> YOUR INSTRUCTIONS: Transcribe every line exactly and omit anything that is a picture.

> PROVIDED DATA:

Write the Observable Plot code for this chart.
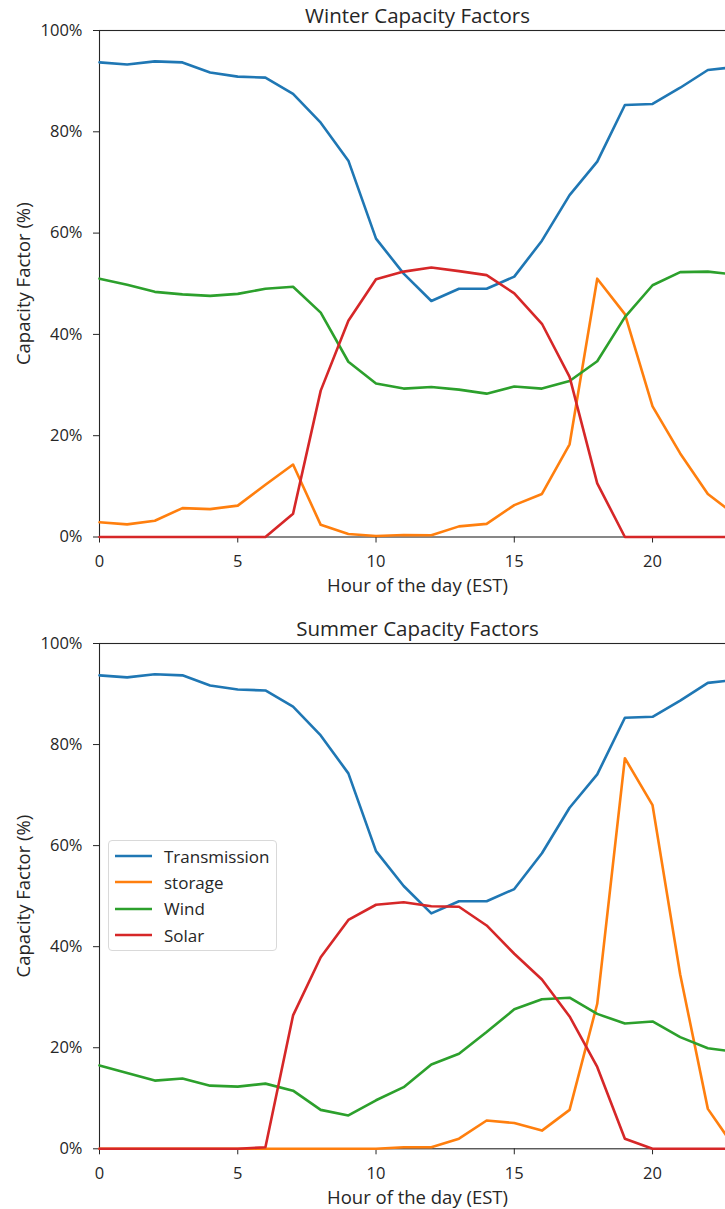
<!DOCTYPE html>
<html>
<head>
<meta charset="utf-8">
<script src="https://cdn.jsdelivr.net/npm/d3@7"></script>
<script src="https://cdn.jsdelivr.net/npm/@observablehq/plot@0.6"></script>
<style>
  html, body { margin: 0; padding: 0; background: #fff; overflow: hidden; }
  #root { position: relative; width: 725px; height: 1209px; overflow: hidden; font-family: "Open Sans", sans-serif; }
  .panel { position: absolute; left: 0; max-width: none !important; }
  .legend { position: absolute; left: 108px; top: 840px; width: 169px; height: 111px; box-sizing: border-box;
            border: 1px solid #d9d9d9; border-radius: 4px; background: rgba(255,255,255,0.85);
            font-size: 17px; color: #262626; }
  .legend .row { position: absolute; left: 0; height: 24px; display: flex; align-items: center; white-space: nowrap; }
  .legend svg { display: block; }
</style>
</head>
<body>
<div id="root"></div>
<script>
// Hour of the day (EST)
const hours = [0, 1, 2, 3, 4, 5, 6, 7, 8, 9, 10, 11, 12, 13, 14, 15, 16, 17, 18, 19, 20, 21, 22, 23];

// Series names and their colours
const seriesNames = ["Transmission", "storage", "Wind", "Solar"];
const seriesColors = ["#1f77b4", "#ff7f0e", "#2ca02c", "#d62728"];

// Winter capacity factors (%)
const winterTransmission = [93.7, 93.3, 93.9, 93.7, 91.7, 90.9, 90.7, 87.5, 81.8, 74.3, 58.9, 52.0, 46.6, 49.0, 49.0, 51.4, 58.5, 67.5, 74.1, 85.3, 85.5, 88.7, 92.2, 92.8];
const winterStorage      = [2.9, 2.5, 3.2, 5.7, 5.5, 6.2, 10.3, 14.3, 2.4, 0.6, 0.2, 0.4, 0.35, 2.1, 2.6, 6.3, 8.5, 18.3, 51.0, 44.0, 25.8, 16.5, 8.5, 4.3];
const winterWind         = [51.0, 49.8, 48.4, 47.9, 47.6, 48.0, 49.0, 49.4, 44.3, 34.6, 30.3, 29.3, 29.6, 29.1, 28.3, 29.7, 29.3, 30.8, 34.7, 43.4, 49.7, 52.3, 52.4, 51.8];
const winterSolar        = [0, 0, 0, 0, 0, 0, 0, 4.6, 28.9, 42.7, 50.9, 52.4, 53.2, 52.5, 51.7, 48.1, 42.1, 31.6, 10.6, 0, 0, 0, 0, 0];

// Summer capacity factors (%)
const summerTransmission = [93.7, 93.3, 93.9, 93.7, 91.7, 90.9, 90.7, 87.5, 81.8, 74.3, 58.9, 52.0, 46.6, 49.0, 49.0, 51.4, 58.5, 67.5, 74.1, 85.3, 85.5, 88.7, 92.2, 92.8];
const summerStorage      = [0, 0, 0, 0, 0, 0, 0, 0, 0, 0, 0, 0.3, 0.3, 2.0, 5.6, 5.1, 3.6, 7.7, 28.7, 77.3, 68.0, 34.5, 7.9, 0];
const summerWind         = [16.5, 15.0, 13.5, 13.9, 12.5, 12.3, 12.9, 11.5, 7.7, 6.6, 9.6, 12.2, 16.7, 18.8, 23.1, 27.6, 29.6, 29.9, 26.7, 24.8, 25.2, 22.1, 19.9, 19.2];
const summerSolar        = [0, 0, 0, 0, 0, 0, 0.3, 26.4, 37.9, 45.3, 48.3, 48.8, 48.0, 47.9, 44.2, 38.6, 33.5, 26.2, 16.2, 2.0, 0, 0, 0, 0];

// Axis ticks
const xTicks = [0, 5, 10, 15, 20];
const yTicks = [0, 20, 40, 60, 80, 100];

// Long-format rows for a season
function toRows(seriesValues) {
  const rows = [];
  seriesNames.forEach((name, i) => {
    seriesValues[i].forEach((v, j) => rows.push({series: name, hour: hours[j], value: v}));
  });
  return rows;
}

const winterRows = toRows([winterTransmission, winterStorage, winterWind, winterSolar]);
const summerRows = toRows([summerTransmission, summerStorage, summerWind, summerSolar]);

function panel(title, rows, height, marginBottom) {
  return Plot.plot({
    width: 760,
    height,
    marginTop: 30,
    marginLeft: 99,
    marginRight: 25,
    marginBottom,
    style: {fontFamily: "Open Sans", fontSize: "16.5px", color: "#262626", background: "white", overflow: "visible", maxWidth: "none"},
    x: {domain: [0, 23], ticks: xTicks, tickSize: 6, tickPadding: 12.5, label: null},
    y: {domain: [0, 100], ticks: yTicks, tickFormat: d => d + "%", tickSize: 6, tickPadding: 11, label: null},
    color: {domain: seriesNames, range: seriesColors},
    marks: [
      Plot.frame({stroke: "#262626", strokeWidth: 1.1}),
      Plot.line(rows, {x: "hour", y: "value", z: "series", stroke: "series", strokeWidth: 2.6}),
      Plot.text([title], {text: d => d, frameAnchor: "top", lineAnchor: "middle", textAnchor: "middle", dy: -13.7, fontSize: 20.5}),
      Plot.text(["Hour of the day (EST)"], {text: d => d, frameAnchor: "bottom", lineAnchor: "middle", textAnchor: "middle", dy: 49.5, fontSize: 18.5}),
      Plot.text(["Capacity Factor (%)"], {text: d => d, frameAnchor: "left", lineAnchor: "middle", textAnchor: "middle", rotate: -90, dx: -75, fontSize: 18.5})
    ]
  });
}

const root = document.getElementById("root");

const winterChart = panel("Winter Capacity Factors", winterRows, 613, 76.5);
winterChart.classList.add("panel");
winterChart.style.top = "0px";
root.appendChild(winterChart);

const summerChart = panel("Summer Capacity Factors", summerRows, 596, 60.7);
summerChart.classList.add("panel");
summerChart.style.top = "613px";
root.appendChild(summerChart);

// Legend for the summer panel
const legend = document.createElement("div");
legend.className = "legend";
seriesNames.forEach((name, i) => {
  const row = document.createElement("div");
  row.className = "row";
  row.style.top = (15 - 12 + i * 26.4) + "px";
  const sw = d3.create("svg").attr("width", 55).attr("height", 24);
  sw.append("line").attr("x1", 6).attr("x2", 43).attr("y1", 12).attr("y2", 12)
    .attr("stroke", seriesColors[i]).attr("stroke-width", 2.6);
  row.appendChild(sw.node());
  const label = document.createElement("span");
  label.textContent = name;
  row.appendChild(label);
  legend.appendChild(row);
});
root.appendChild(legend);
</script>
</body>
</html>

> THE RESULT:
Write the Observable Plot code for this chart.
<!DOCTYPE html>
<html>
<head>
<meta charset="utf-8">
<script src="https://cdn.jsdelivr.net/npm/d3@7"></script>
<script src="https://cdn.jsdelivr.net/npm/@observablehq/plot@0.6"></script>
<style>
  html, body { margin: 0; padding: 0; background: #fff; overflow: hidden; }
  #root { position: relative; width: 725px; height: 1209px; overflow: hidden; font-family: "Open Sans", sans-serif; }
  .panel { position: absolute; left: 0; max-width: none !important; }
  .legend { position: absolute; left: 108px; top: 840px; width: 169px; height: 111px; box-sizing: border-box;
            border: 1px solid #d9d9d9; border-radius: 4px; background: rgba(255,255,255,0.85);
            font-size: 17px; color: #262626; }
  .legend .row { position: absolute; left: 0; height: 24px; display: flex; align-items: center; white-space: nowrap; }
  .legend svg { display: block; }
</style>
</head>
<body>
<div id="root"></div>
<script>
// Hour of the day (EST)
const hours = [0, 1, 2, 3, 4, 5, 6, 7, 8, 9, 10, 11, 12, 13, 14, 15, 16, 17, 18, 19, 20, 21, 22, 23];

// Series names and their colours
const seriesNames = ["Transmission", "storage", "Wind", "Solar"];
const seriesColors = ["#1f77b4", "#ff7f0e", "#2ca02c", "#d62728"];

// Winter capacity factors (%)
const winterTransmission = [93.7, 93.3, 93.9, 93.7, 91.7, 90.9, 90.7, 87.5, 81.8, 74.3, 58.9, 52.0, 46.6, 49.0, 49.0, 51.4, 58.5, 67.5, 74.1, 85.3, 85.5, 88.7, 92.2, 92.8];
const winterStorage      = [2.9, 2.5, 3.2, 5.7, 5.5, 6.2, 10.3, 14.3, 2.4, 0.6, 0.2, 0.4, 0.35, 2.1, 2.6, 6.3, 8.5, 18.3, 51.0, 44.0, 25.8, 16.5, 8.5, 4.3];
const winterWind         = [51.0, 49.8, 48.4, 47.9, 47.6, 48.0, 49.0, 49.4, 44.3, 34.6, 30.3, 29.3, 29.6, 29.1, 28.3, 29.7, 29.3, 30.8, 34.7, 43.4, 49.7, 52.3, 52.4, 51.8];
const winterSolar        = [0, 0, 0, 0, 0, 0, 0, 4.6, 28.9, 42.7, 50.9, 52.4, 53.2, 52.5, 51.7, 48.1, 42.1, 31.6, 10.6, 0, 0, 0, 0, 0];

// Summer capacity factors (%)
const summerTransmission = [93.7, 93.3, 93.9, 93.7, 91.7, 90.9, 90.7, 87.5, 81.8, 74.3, 58.9, 52.0, 46.6, 49.0, 49.0, 51.4, 58.5, 67.5, 74.1, 85.3, 85.5, 88.7, 92.2, 92.8];
const summerStorage      = [0, 0, 0, 0, 0, 0, 0, 0, 0, 0, 0, 0.3, 0.3, 2.0, 5.6, 5.1, 3.6, 7.7, 28.7, 77.3, 68.0, 34.5, 7.9, 0];
const summerWind         = [16.5, 15.0, 13.5, 13.9, 12.5, 12.3, 12.9, 11.5, 7.7, 6.6, 9.6, 12.2, 16.7, 18.8, 23.1, 27.6, 29.6, 29.9, 26.7, 24.8, 25.2, 22.1, 19.9, 19.2];
const summerSolar        = [0, 0, 0, 0, 0, 0, 0.3, 26.4, 37.9, 45.3, 48.3, 48.8, 48.0, 47.9, 44.2, 38.6, 33.5, 26.2, 16.2, 2.0, 0, 0, 0, 0];

// Axis ticks
const xTicks = [0, 5, 10, 15, 20];
const yTicks = [0, 20, 40, 60, 80, 100];

// Long-format rows for a season
function toRows(seriesValues) {
  const rows = [];
  seriesNames.forEach((name, i) => {
    seriesValues[i].forEach((v, j) => rows.push({series: name, hour: hours[j], value: v}));
  });
  return rows;
}

const winterRows = toRows([winterTransmission, winterStorage, winterWind, winterSolar]);
const summerRows = toRows([summerTransmission, summerStorage, summerWind, summerSolar]);

function panel(title, rows, height, marginBottom) {
  return Plot.plot({
    width: 760,
    height,
    marginTop: 30,
    marginLeft: 99,
    marginRight: 25,
    marginBottom,
    style: {fontFamily: "Open Sans", fontSize: "16.5px", color: "#262626", background: "white", overflow: "visible", maxWidth: "none"},
    x: {domain: [0, 23], ticks: xTicks, tickSize: 6, tickPadding: 12.5, label: null},
    y: {domain: [0, 100], ticks: yTicks, tickFormat: d => d + "%", tickSize: 6, tickPadding: 11, label: null},
    color: {domain: seriesNames, range: seriesColors},
    marks: [
      Plot.frame({stroke: "#262626", strokeWidth: 1.1}),
      Plot.line(rows, {x: "hour", y: "value", z: "series", stroke: "series", strokeWidth: 2.6}),
      Plot.text([title], {text: d => d, frameAnchor: "top", lineAnchor: "middle", textAnchor: "middle", dy: -13.7, fontSize: 20.5}),
      Plot.text(["Hour of the day (EST)"], {text: d => d, frameAnchor: "bottom", lineAnchor: "middle", textAnchor: "middle", dy: 49.5, fontSize: 18.5}),
      Plot.text(["Capacity Factor (%)"], {text: d => d, frameAnchor: "left", lineAnchor: "middle", textAnchor: "middle", rotate: -90, dx: -75, fontSize: 18.5})
    ]
  });
}

const root = document.getElementById("root");

const winterChart = panel("Winter Capacity Factors", winterRows, 613, 76.5);
winterChart.classList.add("panel");
winterChart.style.top = "0px";
root.appendChild(winterChart);

const summerChart = panel("Summer Capacity Factors", summerRows, 596, 60.7);
summerChart.classList.add("panel");
summerChart.style.top = "613px";
root.appendChild(summerChart);

// Legend for the summer panel
const legend = document.createElement("div");
legend.className = "legend";
seriesNames.forEach((name, i) => {
  const row = document.createElement("div");
  row.className = "row";
  row.style.top = (15 - 12 + i * 26.4) + "px";
  const sw = d3.create("svg").attr("width", 55).attr("height", 24);
  sw.append("line").attr("x1", 6).attr("x2", 43).attr("y1", 12).attr("y2", 12)
    .attr("stroke", seriesColors[i]).attr("stroke-width", 2.6);
  row.appendChild(sw.node());
  const label = document.createElement("span");
  label.textContent = name;
  row.appendChild(label);
  legend.appendChild(row);
});
root.appendChild(legend);
</script>
</body>
</html>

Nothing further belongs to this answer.